The format of this file is quite simple. Each line contains the specification for 1 computer/node. Here is an example for a cluster of 4 computers, 2 single processor and 2 dual processor:

ssh	1	1	node1	/
ssh	1	1	node2	/
ssh	2	1	node3	/
ssh	2	1	node4	/

This file would be placed in $HOME/.eman/mparm. The first column is either 'ssh' or 'rsh' depending on which program is configured for logging in from one machine to another. Note that for this to work, the individual machines MUST be configured to allow the same user to log in from one machine to another with NO password entry. Read the man pages for 'ssh' or 'rsh' to learn how to do this. You can test to see if this is configured properly by setting up the configuration file then typing 'runpar test'. This will run a simple command on each processor. If it fails, an error message should be reported. If you see a 'password:' prompt, then the machines are not configured properly.

The second column is the number of processors on that particular node. The third column is always 1. The fourth column is the network name of the computer. The fifth column is not used in the '$HOME/.eman/mparm' file, but IS used if the file is placed in the run directory.

To use EMAN on clusters of computers, the directory where processing is being done MUST be cross-mounted on all of the computers being used. However, on some machines, the directories aren't always mounted in the same place. In most workstation setups, the 5th column will be the same on all lines, but if your local configuration has the directory mounted in different places on different machines, you can use this column to specify the path to the run directory on each node.

One other note. It is not possible to run a single job across mixed platforms. If you have 2 SGIs and 2 PC's, you cannot run a single job on all 4 machines.

Current distributions of linux have some known problems with their NFS implementations. Specifically, if two nodes append to the same file within a few seconds of each other, the file will be corrupted. Lacking a better solution, the rather extreme measure of writing a custom fileserver for EMAN was undertaken.

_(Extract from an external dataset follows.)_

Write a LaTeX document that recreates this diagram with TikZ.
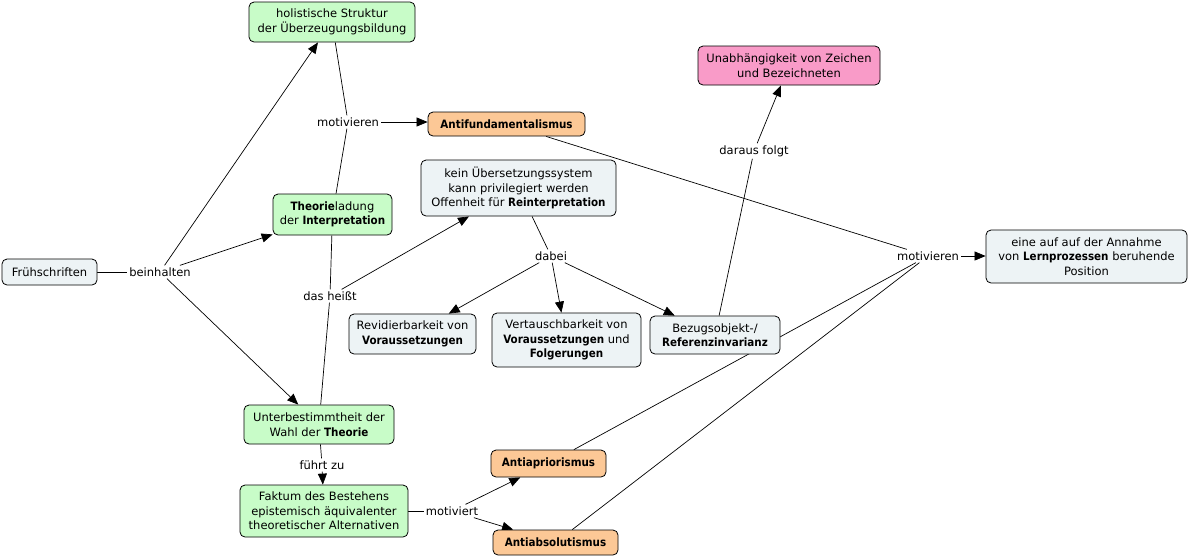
\documentclass[tikz,border=0pt]{standalone}
\usepackage{fontspec}
\setmainfont{DejaVu Sans}[BoldFont={DejaVu Sans Condensed Bold}]
\usetikzlibrary{arrows.meta,backgrounds}
\definecolor{cgreen}{RGB}{200,252,200}
\definecolor{cgray}{RGB}{237,243,245}
\definecolor{corange}{RGB}{252,200,150}
\definecolor{cpink}{RGB}{249,155,200}
\begin{document}
\begin{tikzpicture}[x=1pt,y=-1pt,
  font=\fontsize{11.5}{14.5}\selectfont,
  box/.style={draw=black, rounded corners=5pt, line width=0.8pt, align=center, inner sep=2pt},
  gbox/.style={box, fill=cgreen},
  wbox/.style={box, fill=cgray},
  obox/.style={box, fill=corange},
  pbox/.style={box, fill=cpink},
  lbl/.style={inner sep=2pt},
  conn/.style={draw=black, line width=0.7pt},
  arr/.style={conn, -{Triangle[length=11pt,width=9pt]}}]
\useasboundingbox (0,0) rectangle (1190,558);
% concept nodes
\node[wbox, minimum width=95pt, minimum height=26pt] (fru) at (49.5,272) {Frühschriften};
\node[gbox, minimum width=166pt, minimum height=40pt] (hol) at (332,22) {holistische Struktur\\der Überzeugungsbildung};
\node[obox, minimum width=157pt, minimum height=24pt] (afu) at (506.5,124) {\textbf{Antifundamentalismus}};
\node[gbox, minimum width=119pt, minimum height=41pt] (the) at (332.5,214.5) {\textbf{Theorie}ladung\\der \textbf{Interpretation}};
\node[wbox, minimum width=195pt, minimum height=56pt] (kei) at (518.5,188) {kein Übersetzungssystem\\kann privilegiert werden\\Offenheit für \textbf{Reinterpretation}};
\node[pbox, minimum width=182pt, minimum height=39pt] (una) at (789,65.5) {Unabhängigkeit von Zeichen\\und Bezeichneten};
\node[wbox, minimum width=201pt, minimum height=53pt] (ein) at (1086.5,256.5) {eine auf auf der Annahme\\von \textbf{Lernprozessen} beruhende\\Position};
\node[wbox, minimum width=127pt, minimum height=40pt] (rev) at (412.5,334) {Revidierbarkeit von\\\textbf{Voraussetzungen}};
\node[wbox, minimum width=149pt, minimum height=54pt] (ver) at (566.5,340) {Vertauschbarkeit von\\\textbf{Voraussetzungen} und\\\textbf{Folgerungen}};
\node[wbox, minimum width=130pt, minimum height=38pt] (bez) at (715,335) {Bezugsobjekt-/\\\textbf{Referenzinvarianz}};
\node[gbox, minimum width=150pt, minimum height=39pt] (unt) at (319,424.5) {Unterbestimmtheit der\\Wahl der \textbf{Theorie}};
\node[obox, minimum width=115pt, minimum height=27pt] (apr) at (548.5,463.5) {\textbf{Antiapriorismus}};
\node[gbox, minimum width=168pt, minimum height=52pt] (fak) at (324,511) {Faktum des Bestehens\\epistemisch äquivalenter\\theoretischer Alternativen};
\node[obox, minimum width=125pt, minimum height=25pt] (abs) at (555.5,542.5) {\textbf{Antiabsolutismus}};
% linking phrases
\node[lbl] (lbein) at (160,272) {beinhalten};
\node[lbl] (lmot1) at (348,122) {motivieren};
\node[lbl] (lheisst) at (330,296) {das heißt};
\node[lbl] (ldabei) at (551,256) {dabei};
\node[lbl] (ldaraus) at (754,151) {daraus folgt};
\node[lbl] (lmot2) at (928,256) {motivieren};
\node[lbl] (lfuehrt) at (322,465) {führt zu};
\node[lbl] (lmot3) at (452,511) {motiviert};
% connectors
\begin{scope}[on background layer]
\draw[conn] (fru) -- (lbein);
\draw[arr] (lbein) -- (hol);
\draw[arr] (lbein) -- (the);
\draw[arr] (lbein) -- (unt);
\draw[conn] (hol) -- (lmot1);
\draw[conn] (the) -- (lmot1);
\draw[arr] (lmot1.east) -- (afu.west |- lmot1.east);
\draw[conn] (the) -- (lheisst);
\draw[conn] (unt) -- (lheisst);
\draw[arr] (lheisst) -- (kei);
\draw[conn] (kei) -- (ldabei);
\draw[arr] (ldabei) -- (rev);
\draw[arr] (ldabei) -- (ver);
\draw[arr] (ldabei) -- (bez);
\draw[conn] (bez) -- (ldaraus);
\draw[arr] (ldaraus) -- (una);
\draw[conn] (afu) -- (lmot2);
\draw[conn] (apr) -- (lmot2);
\draw[conn] (abs) -- (lmot2);
\draw[arr] (lmot2.east) -- (ein.west |- lmot2.east);
\draw[conn] (unt) -- (lfuehrt);
\draw[arr] (lfuehrt) -- (fak);
\draw[conn] (fak) -- (lmot3);
\draw[arr] (lmot3) -- (apr);
\draw[arr] (lmot3) -- (abs);
\end{scope}
\end{tikzpicture}
\end{document}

When the cluster version of EMAN is run, all file write operations are passed through a single-threaded fileserver running within runpar on the host machine. Not only does this avoid NFS bugs, but it seems to run much faster than NFS did. File reads are still performed through NFS, thus taking advantage of local file-caching. This feature is disabled in the single processor and shared memory versions of the EMAN binaries. Note: As of March 2002, Athlon 2000XP processors are the most cost effective. While the P4 has potential, with current linux compilers, it will generally perform slower than a fast PIII, and the fastest P4's are quite expensive. The Athlon also has a much better floating point unit than the PIII/4, and performs math-intensive work better. For comparison, an Athlon 1.2/133 benchmarks twice as fast as a PIII/800 running EMAN code.


EMAN 1.2 beta, last modified 5/16/02